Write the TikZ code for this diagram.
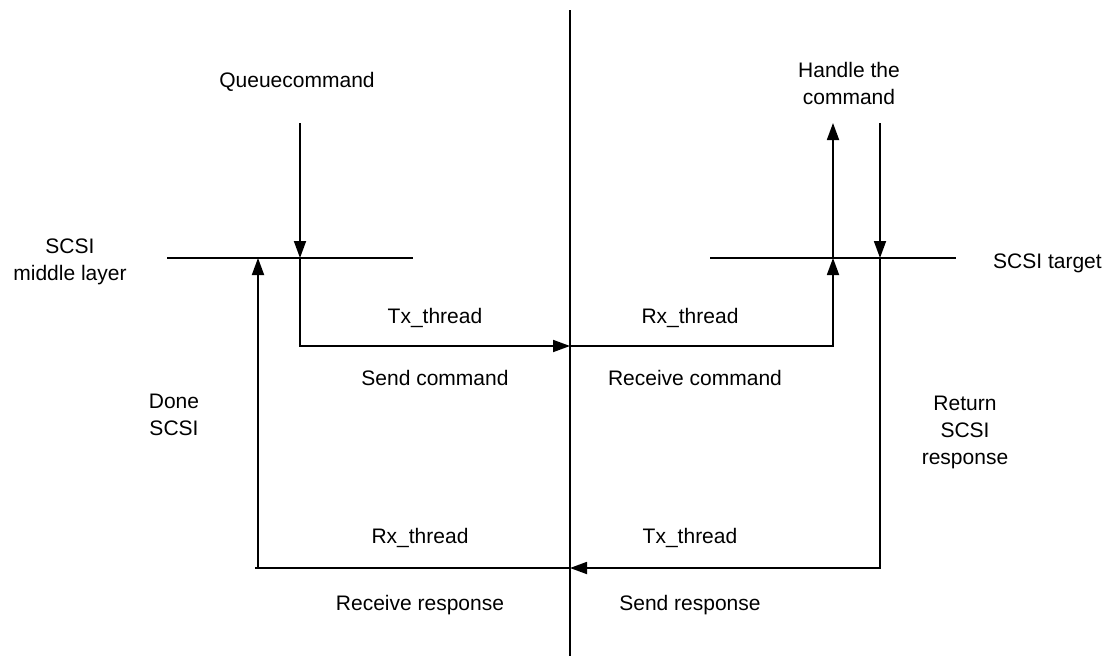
\documentclass[tikz,border=0pt]{standalone}
\usepackage{fontspec}
\setmainfont{Liberation Sans}
\usetikzlibrary{arrows.meta}
\begin{document}
\begin{tikzpicture}[x=1pt,y=-1pt,
  wire/.style={line width=1.8pt, line cap=butt},
  flow/.style={wire, -{Triangle[length=17pt,width=12pt]}},
  lbl/.style={inner sep=0pt, anchor=base, font=\fontsize{21}{27}\selectfont, align=center}]
\useasboundingbox (0,0) rectangle (1109,656);

% layer boundary and the two attachment bars
\coordinate (divT) at (570,10);
\coordinate (divB) at (570,656);
\coordinate (barL1) at (167,258);
\coordinate (barL2) at (413,258);
\coordinate (barR1) at (710,258);
\coordinate (barR2) at (956,258);
\draw[wire] (divT) -- (divB);
\draw[wire] (barL1) -- (barL2);
\draw[wire] (barR1) -- (barR2);

% path points of the command / response loop
\coordinate (qTop) at (300,123);
\coordinate (qBar) at (300,258);
\coordinate (qLow) at (300,346);
\coordinate (midCmd) at (570,346);
\coordinate (hLow) at (833,346);
\coordinate (hBar) at (833,258);
\coordinate (hTop) at (833,123);
\coordinate (tTop) at (880,123);
\coordinate (tBar) at (880,258);
\coordinate (tLow) at (880,568);
\coordinate (midRsp) at (570,568);
\coordinate (dEnd) at (255,568);
\coordinate (dLow) at (258,568);
\coordinate (dBar) at (258,258);

\draw[flow] (qTop) -- (qBar);
\draw[flow] (qBar) -- (qLow) -- (midCmd);
\draw[flow] (midCmd) -- (hLow) -- (hBar);
\draw[flow] (hBar) -- (hTop);
\draw[flow] (tTop) -- (tBar);
\draw[flow] (tBar) -- (tLow) -- (midRsp);
\draw[wire] (midRsp) -- (dEnd);
\draw[flow] (dLow) -- (dBar);

% labels (multi-line labels are placed by the baseline of their last line)
\node[lbl] (queue) at (297,87) {Queuecommand};
\node[lbl] (handle) at (849,104) {Handle the\\command};
\node[lbl] (midlayer) at (70,280) {SCSI\\middle layer};
\node[lbl, anchor=base west] (target) at (993,268) {SCSI target};
\node[lbl] (txA) at (435,323) {Tx\_thread};
\node[lbl] (rxA) at (690,323) {Rx\_thread};
\node[lbl] (sendCmd) at (435,385) {Send command};
\node[lbl] (recvCmd) at (695,385) {Receive command};
\node[lbl] (done) at (174,435) {Done\\SCSI};
\node[lbl] (ret) at (965,464) {Return\\SCSI\\response};
\node[lbl] (rxB) at (420,543) {Rx\_thread};
\node[lbl] (txB) at (690,543) {Tx\_thread};
\node[lbl] (recvRsp) at (420,610) {Receive response};
\node[lbl] (sendRsp) at (690,610) {Send response};
\end{tikzpicture}
\end{document}
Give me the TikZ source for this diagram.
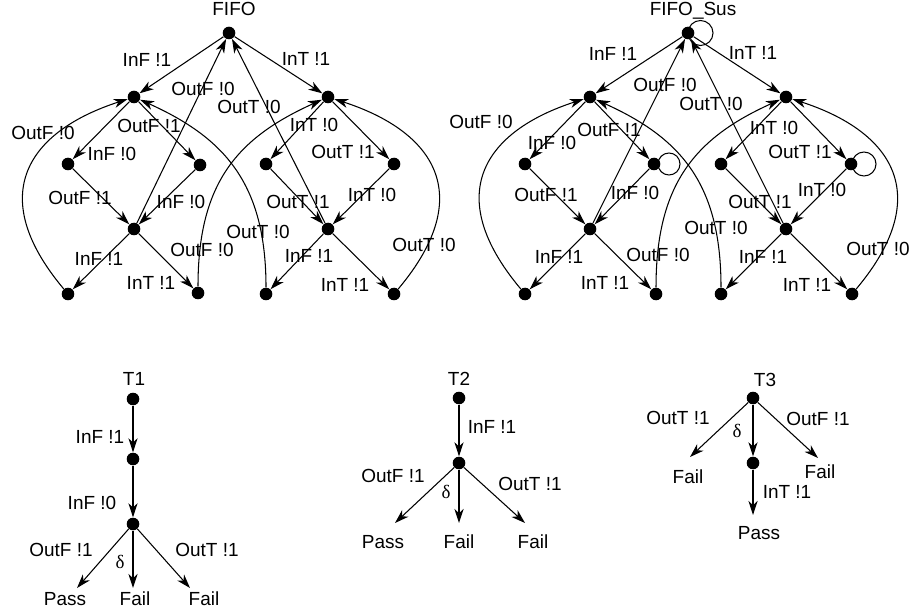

__Objective__: Sift through the entries and copy every line with "diagram".

__Exercise result__:
Write the TikZ code for this diagram.
Give me the TikZ source for this diagram.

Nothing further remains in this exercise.